Data listing =

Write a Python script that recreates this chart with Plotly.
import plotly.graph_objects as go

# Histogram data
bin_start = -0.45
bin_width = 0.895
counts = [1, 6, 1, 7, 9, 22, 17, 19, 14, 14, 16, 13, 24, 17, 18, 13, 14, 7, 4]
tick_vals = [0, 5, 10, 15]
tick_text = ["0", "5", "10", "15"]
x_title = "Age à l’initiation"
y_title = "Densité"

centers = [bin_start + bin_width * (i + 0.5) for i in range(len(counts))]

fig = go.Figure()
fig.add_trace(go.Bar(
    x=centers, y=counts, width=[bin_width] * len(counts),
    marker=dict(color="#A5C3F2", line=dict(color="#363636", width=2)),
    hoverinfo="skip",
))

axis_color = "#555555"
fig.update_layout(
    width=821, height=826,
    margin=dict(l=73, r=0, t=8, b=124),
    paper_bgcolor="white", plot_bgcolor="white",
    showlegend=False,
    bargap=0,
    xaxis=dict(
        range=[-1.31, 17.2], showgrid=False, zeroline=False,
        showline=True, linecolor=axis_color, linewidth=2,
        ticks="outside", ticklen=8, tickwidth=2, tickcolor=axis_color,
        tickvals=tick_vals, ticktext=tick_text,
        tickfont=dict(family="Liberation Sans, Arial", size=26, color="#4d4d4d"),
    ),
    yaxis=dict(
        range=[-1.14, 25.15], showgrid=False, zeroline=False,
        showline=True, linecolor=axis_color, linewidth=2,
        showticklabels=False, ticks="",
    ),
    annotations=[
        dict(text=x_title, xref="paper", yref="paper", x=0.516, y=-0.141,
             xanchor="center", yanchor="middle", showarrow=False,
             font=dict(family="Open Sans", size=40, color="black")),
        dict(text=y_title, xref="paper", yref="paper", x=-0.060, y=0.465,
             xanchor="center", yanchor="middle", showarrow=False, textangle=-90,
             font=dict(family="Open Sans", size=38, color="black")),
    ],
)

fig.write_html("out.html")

---

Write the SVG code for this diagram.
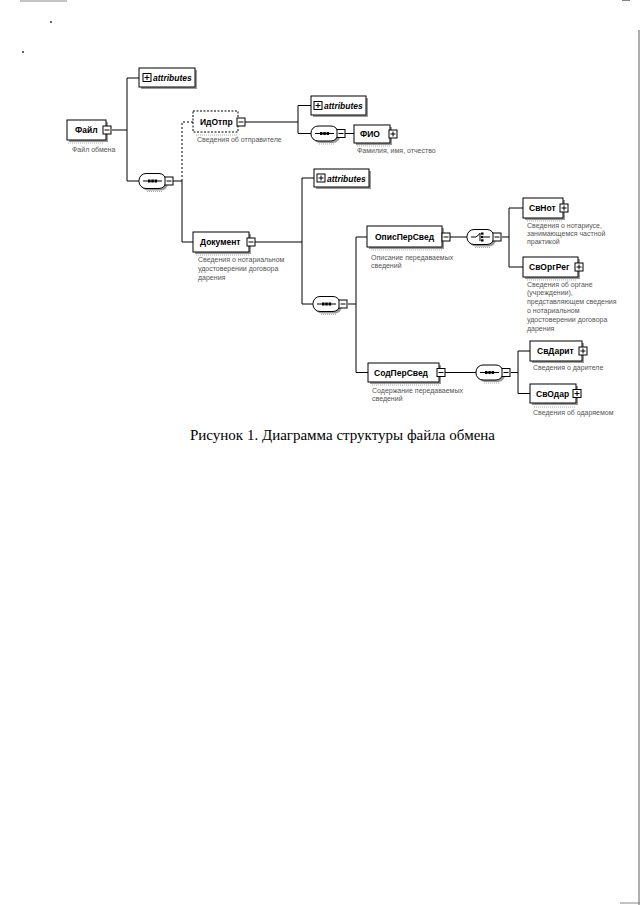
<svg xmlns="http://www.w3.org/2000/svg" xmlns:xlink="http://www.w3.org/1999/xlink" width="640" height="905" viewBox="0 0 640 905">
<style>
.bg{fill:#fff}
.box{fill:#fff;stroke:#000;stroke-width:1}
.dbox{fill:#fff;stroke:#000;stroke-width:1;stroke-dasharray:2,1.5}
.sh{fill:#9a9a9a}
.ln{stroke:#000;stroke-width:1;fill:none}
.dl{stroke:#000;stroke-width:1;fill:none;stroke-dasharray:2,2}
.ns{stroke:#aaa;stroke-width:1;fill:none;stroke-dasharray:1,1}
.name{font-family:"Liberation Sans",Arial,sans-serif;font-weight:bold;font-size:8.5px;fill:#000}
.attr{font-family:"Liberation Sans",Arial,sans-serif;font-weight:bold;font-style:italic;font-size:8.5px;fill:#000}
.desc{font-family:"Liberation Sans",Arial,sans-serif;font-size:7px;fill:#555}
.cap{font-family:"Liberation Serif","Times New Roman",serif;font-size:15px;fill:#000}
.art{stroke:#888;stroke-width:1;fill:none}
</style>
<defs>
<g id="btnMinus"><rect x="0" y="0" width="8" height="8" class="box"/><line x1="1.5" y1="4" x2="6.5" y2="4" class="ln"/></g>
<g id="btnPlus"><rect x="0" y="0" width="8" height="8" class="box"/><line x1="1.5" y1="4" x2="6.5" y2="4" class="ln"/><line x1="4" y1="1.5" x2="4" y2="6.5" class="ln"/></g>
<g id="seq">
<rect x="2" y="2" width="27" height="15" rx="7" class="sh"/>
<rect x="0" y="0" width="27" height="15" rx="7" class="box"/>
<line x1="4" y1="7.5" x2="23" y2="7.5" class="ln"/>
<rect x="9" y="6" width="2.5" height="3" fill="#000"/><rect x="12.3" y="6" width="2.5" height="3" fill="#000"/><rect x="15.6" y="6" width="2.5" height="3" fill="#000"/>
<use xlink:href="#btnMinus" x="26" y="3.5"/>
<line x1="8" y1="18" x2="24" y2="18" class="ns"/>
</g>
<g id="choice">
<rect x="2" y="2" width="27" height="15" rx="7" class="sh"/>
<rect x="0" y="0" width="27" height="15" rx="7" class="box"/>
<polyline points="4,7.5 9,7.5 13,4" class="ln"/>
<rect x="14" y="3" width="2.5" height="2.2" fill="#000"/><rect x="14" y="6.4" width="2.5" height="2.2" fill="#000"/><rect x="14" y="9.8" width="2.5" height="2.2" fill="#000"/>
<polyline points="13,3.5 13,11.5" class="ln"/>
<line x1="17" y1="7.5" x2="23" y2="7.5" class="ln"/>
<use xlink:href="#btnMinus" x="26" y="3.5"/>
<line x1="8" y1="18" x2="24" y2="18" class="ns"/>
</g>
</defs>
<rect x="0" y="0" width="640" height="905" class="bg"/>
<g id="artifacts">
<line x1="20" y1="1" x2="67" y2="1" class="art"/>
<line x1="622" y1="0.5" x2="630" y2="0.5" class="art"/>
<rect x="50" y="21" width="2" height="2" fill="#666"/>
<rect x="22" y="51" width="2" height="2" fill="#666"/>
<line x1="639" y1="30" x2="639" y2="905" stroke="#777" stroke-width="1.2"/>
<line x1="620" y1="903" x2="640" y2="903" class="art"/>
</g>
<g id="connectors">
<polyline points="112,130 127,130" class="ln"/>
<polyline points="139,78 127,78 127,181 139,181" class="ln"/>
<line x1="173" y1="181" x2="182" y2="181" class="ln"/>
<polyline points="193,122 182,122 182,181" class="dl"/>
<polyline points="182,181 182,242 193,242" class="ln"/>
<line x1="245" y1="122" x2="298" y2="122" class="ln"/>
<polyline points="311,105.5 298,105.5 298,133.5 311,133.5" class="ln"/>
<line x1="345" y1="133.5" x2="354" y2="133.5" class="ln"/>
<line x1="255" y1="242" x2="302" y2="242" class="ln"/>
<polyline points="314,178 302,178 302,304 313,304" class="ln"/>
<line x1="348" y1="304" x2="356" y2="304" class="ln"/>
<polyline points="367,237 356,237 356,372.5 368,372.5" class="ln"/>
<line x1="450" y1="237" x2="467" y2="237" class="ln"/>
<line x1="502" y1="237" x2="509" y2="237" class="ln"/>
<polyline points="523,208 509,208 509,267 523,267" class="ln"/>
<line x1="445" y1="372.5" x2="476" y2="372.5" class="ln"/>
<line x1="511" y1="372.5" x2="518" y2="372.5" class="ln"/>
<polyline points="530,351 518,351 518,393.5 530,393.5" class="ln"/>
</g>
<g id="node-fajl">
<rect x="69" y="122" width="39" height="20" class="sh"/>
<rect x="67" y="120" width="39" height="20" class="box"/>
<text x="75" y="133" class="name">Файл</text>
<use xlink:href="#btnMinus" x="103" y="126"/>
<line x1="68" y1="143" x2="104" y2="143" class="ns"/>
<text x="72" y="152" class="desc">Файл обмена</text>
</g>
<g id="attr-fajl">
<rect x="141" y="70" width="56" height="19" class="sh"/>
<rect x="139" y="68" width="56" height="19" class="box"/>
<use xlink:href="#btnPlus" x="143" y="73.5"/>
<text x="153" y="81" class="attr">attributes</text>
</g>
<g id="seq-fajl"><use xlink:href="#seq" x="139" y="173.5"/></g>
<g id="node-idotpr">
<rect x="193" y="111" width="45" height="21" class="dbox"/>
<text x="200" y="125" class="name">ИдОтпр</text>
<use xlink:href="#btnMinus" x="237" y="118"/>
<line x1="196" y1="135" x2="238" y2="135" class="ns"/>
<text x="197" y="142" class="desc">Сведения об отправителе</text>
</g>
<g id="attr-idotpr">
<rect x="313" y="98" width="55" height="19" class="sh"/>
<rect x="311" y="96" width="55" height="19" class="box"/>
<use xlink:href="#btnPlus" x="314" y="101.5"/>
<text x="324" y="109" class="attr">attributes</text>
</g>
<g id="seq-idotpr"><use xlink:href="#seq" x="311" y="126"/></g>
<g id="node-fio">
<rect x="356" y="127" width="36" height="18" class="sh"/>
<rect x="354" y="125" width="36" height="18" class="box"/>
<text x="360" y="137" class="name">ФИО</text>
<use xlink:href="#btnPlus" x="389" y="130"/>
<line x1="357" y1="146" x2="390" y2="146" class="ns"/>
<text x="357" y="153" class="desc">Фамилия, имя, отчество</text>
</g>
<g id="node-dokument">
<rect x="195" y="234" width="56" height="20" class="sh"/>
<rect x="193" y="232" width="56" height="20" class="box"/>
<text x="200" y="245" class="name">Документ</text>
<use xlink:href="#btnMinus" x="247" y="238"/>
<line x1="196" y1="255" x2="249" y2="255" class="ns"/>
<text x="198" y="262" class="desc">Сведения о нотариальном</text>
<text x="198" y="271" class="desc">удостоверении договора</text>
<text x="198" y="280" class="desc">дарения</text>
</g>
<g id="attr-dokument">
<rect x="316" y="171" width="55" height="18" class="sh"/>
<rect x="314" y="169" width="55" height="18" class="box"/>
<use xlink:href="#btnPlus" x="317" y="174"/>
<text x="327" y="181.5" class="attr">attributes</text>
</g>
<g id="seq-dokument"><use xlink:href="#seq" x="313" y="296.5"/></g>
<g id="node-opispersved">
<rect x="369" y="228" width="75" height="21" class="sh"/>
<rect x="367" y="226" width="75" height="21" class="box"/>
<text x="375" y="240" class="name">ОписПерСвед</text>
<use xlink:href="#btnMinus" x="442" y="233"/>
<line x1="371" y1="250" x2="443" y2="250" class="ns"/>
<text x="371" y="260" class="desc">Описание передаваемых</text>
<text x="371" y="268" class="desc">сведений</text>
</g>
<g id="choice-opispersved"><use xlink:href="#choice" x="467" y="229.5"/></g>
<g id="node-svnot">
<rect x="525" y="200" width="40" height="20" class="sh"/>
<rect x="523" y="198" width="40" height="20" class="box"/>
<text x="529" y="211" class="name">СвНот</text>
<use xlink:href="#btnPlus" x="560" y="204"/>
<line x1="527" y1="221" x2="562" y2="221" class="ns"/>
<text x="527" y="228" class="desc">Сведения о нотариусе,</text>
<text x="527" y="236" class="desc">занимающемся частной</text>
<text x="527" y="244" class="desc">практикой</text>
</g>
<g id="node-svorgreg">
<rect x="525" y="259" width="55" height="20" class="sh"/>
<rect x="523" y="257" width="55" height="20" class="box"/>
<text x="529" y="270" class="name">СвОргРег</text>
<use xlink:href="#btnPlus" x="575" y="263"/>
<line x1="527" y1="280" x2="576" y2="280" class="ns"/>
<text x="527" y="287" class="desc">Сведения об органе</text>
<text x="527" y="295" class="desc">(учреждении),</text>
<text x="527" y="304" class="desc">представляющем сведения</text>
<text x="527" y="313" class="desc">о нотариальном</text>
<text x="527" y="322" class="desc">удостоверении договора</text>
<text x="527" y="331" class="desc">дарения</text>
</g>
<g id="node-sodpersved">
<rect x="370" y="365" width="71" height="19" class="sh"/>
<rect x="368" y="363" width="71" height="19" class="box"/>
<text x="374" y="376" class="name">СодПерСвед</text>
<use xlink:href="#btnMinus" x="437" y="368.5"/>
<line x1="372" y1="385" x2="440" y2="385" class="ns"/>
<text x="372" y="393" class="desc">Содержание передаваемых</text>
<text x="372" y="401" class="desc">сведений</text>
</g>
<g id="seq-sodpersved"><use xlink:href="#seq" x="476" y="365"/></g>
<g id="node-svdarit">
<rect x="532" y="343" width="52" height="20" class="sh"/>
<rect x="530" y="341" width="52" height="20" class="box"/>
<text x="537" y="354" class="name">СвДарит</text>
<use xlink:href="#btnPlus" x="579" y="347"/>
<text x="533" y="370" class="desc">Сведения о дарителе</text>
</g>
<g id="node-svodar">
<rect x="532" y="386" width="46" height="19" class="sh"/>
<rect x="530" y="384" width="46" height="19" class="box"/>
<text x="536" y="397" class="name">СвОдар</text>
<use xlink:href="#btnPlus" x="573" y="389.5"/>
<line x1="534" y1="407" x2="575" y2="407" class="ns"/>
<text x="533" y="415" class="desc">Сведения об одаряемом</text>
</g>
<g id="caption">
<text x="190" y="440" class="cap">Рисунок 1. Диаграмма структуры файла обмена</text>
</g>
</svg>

What the task requires = Copy each line from the records above that includes the string "this".

Exercise answer =
Write a Python script that recreates this chart with Plotly.
Write the SVG code for this diagram.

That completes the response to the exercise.